John Bunyan lived in England in the mid-1600’s, and as a young man, he felt a great burden of conviction because the sins of his life. He wrestled with how he would ever be made right with God — until, one day, he wrote in his autobiography, Grace Abounding To The Chief Of Sinners:
“One day as I was passing into the field…this sentence fell upon my soul. ‘Thy righteousness is in heaven.’ And…I saw with the eyes of my soul Jesus Christ at God’s right hand; there, I saw, was my righteousness; … I also saw, moreover, that it was not my good frame of heart that made my righteousness better, nor yet my bad frame that made my righteousness worse, for my righteousness was Jesus Christ himself, “The same yesterday, today, and forever” (Heb. 13:8). Now did my chains fall off … I was loosed from my afflictions and irons; … now went I also home rejoicing for the grace and love of God.”

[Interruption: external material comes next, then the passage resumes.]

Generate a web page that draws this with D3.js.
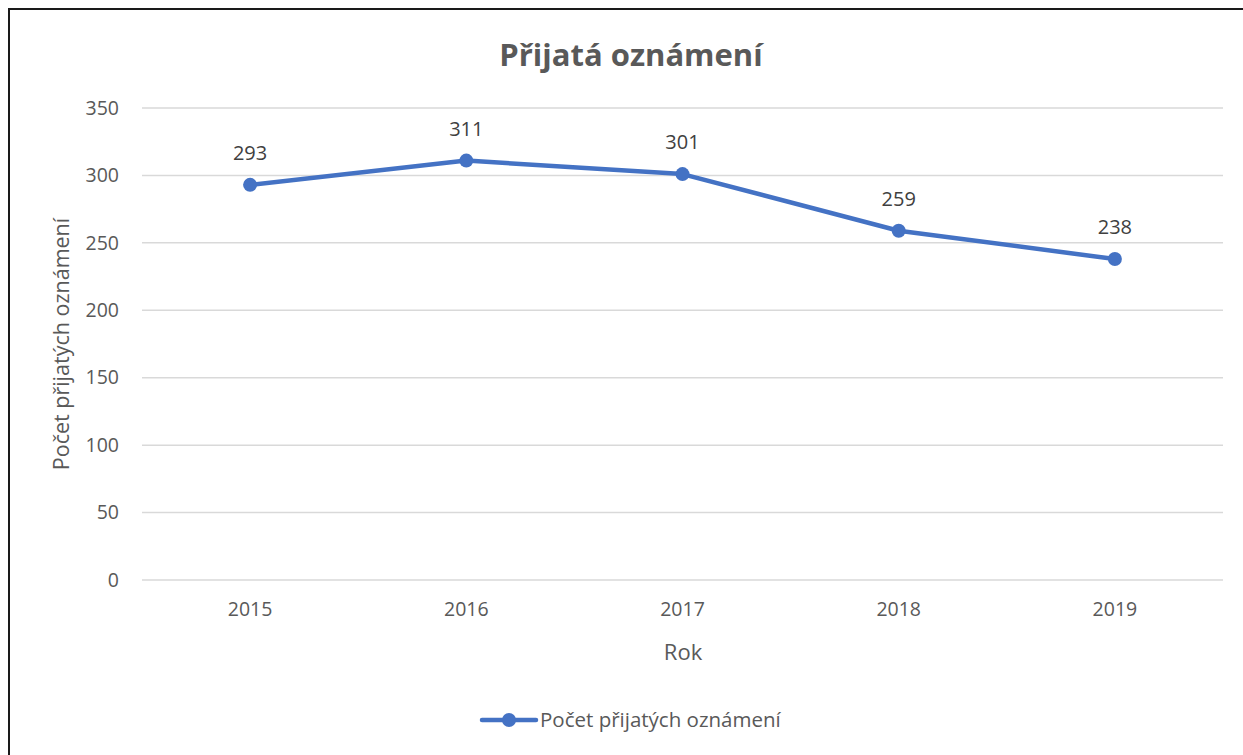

John Bunyan realized that day that Jesus Christ died for HIM; that HE was his righteousness, who would make him right with God. And he says when he realized that, he “went home rejoicing for the grace and love of God.”
THAT is what I want for everyone in the sound of my voice today — whether you are present “Live” or listening on “Live Stream” — I want you to be able to go home today, “rejoicing in the grace of God”, because His grace prevails in YOU!
And the thing is, it CAN happen for you. His grace is for “all nations;” for “all peoples.” The Bible says: “Whoever will call on the name of the Lord will be saved.” His grace will prevail for YOU — if you will call on Him today.
— You may need to receive the grace of God for the very first time right now. You know you have sinned against God … but His grace will prevail towards you. If you will admit your sin and ask Him to save YOU, He will!
— Maybe you are already a Christian today, but some “great sin” of your past is haunting you. The devil is trying to use it to discourage you …
Claim the grace of God today: Say to that temptation: “HIS GRACE PREVAILS!”
— Or maybe it is not YOU; maybe there is someone you know that YOU are holding some past sin against them. God’s word to you today may be that you need to understand that His grace has prevailed towards that person. Stop holding against them something that God has already forgiven. His grace has prevailed towards you, now pass that grace on to the person God is speaking to your heart about!